We’re currently looking for Director of Site Reliability Engineering (SRE).
In this position, you will oversee our existing global organization (United States, Europe, India, China) and elevate our incident response and prevention, monitoring, capacity planning, and technology stack modernization with a focus on cost efficiency.
Responsibilities:
Lead incident management, monitoring, and capacity planning processes
Establish robust knowledge management practices
Manage team capacities and resources effectively
Oversee projects within your teams
Adopt a modern CI/CD technical stack (GitOps) and support apps migration to Kubernetes;
Support and develop engineers, team leads and managers, fostering their growth
Ensure the well-being of the team, the health of the service, and effective communication
Establish high-quality cross-team communications with service developers, infrastructure teams, SecOps, FinOps, and product teams, ensuring transparency for all stakeholders
Fine-tune budget accuracy (public clouds, on-premise, human resources)
Implement structured, documented, and efficient global in-team processes
Ensurement of compliance to certifications requirements (PCI, SOC2, GDPR etc);
Requirements:
Practical experience in managing high-availability services
Experience managing multiple teams (manager of managers)

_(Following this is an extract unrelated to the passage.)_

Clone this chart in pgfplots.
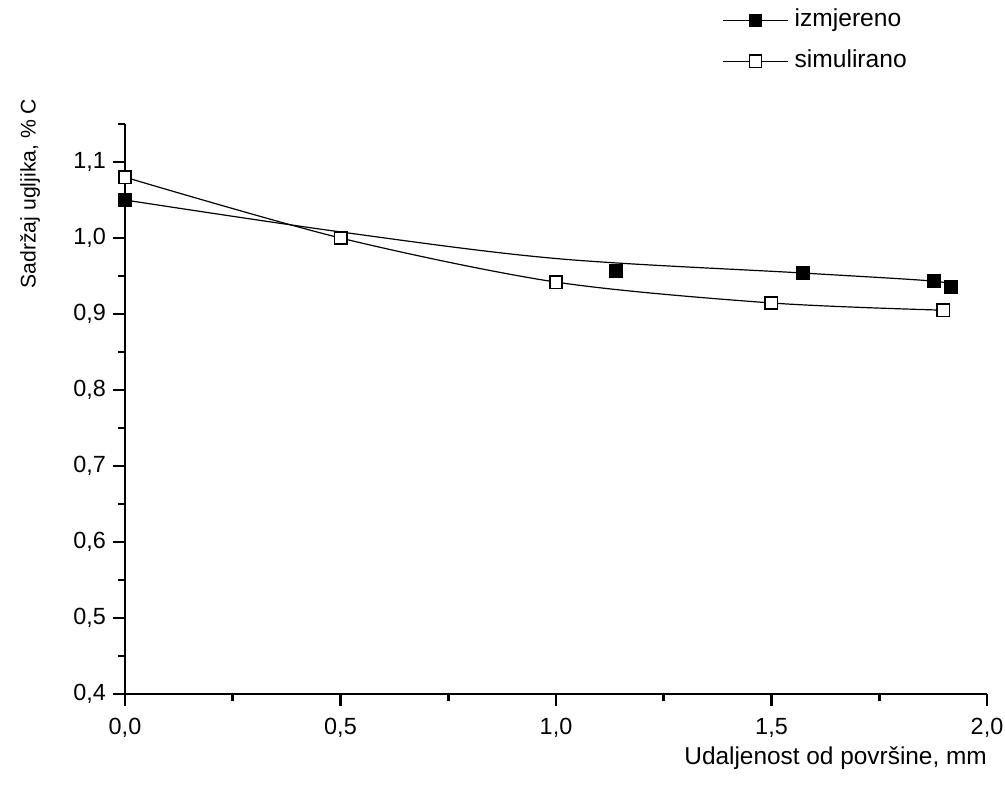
\documentclass[border=0pt]{standalone}
\usepackage{fontspec}
\setmainfont{Liberation Sans}
\usepackage{pgfplots}
\pgfplotsset{compat=1.18}
\begin{document}
\begin{tikzpicture}[x=1pt,y=1pt]
\useasboundingbox (-62.5,-51) rectangle (440,347);
\begin{axis}[
  at={(0,0)}, anchor=south west,
  scale only axis, width=431pt, height=285pt,
  xmin=0, xmax=2, ymin=0.4, ymax=1.15,
  axis x line*=bottom, axis y line*=left,
  axis line style={-, line width=1.4pt},
  xtick={0,0.5,1,1.5,2},
  minor xtick={0.25,0.75,1.25,1.75},
  ytick={0.4,0.5,0.6,0.7,0.8,0.9,1.0,1.1},
  minor ytick={0.45,0.55,0.65,0.75,0.85,0.95,1.05,1.15},
  tick align=outside,
  major tick length=6pt, minor tick length=3.5pt,
  every tick/.style={black, line width=1.4pt},
  /pgf/number format/assume math mode=true,
  /pgf/number format/use comma,
  /pgf/number format/fixed,
  /pgf/number format/fixed zerofill,
  /pgf/number format/precision=1,
  ticklabel style={font=\fontsize{11.7pt}{14pt}\selectfont},
  xticklabel style={yshift=-2.5pt},
  ylabel={Sadržaj ugljika, \% C},
  xlabel={Udaljenost od površine, mm},
  every axis y label/.style={at={(rel axis cs:-0.1102,0.878)}, rotate=90, anchor=center, font=\fontsize{10.6pt}{13pt}\selectfont},
  every axis x label/.style={at={(rel axis cs:1.008,-0.112)}, anchor=east, font=\fontsize{12.2pt}{14pt}\selectfont},
  clip=false,
  legend style={draw=none, fill=none, inner sep=0pt, at={(rel axis cs:0.6926,1.2035)}, anchor=north west,
    font=\fontsize{12.3pt}{14pt}\selectfont, row sep=8.5pt,
    nodes={inner sep=0pt, text height=9pt, text depth=3pt},
    /tikz/every odd column/.append style={column sep=3pt}},
  legend cell align=left,
  legend image code/.code={\draw[black, line width=0.6pt] (0pt,0pt) -- (32.5pt,0pt);
     \draw[#1] plot coordinates {(16.25pt,0pt)};},
]
% fitted curves
\addplot[black, line width=0.6pt, smooth, tension=0.55, forget plot] coordinates {
 (0,1.05) (0.5,1.008) (1.0,0.973) (1.57,0.954) (1.88,0.943) (1.916,0.9355)};
\addplot[black, line width=0.6pt, smooth, tension=0.5, forget plot] coordinates {
 (0,1.08) (0.5,1.0) (1.0,0.942) (1.5,0.9145) (1.9,0.905)};
% measured
\addplot[black, line width=0.6pt, mark=square*, mark size=3.1pt, mark options={fill=black, line width=0.6pt}, only marks] coordinates {
 (0,1.05) (1.139,0.9566) (1.573,0.954) (1.877,0.9434) (1.916,0.9355)};
\addlegendentry{izmjereno}
% simulated
\addplot[black, line width=0.6pt, mark=square*, mark size=3.1pt, mark options={fill=white, line width=0.75pt}, only marks] coordinates {
 (0,1.08) (0.501,1.0) (1.0,0.942) (1.499,0.9145) (1.898,0.905)};
\addlegendentry{simulirano}
\end{axis}
\end{tikzpicture}
\end{document}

Proven track record in initiating and implementing improvements
Project management experience
Hands-on technical background
Understanding of SRE practices
Familiarity with the software development lifecycle
Ability to multitask and reprioritize in a fast-paced environment
Capacity to work with minimal supervision and meet strict deadlines
Strong sense of responsibility, proactivity, collaboration
Advanced English proficiency
Teams Tech Stack:
Public Clouds: Amazon EC2, Amazon EKS, Storage, Virtual Networking, Load Balancing, Databases
On-Premise: VMware vSphere, Kubernetes, Oracle Linux
Source Control: Git
Infrastructure as Code (IaC): Terraform
Configuration Management: Ansible, in-house
CI/CD: Jenkins, GitLab, Amazon ECR, Helm, Kustomize, Flux, in-house
Logs: ELK Stack
Monitoring:Prometheus, Grafana, Victoria Metrics, Zabbix
Incident Management, Change Management: PagerDuty, in-house
Automation: Python, Go
What we offer:
Well-coordinated professional team;
Life assurance and private medical insurance;
Competitive salary;
Great opportunities for self-realization, professional and career growth;
Corporate training programs, free language courses;
Excellent work environment and good collaboration;
Opportunity to be a part of the international company.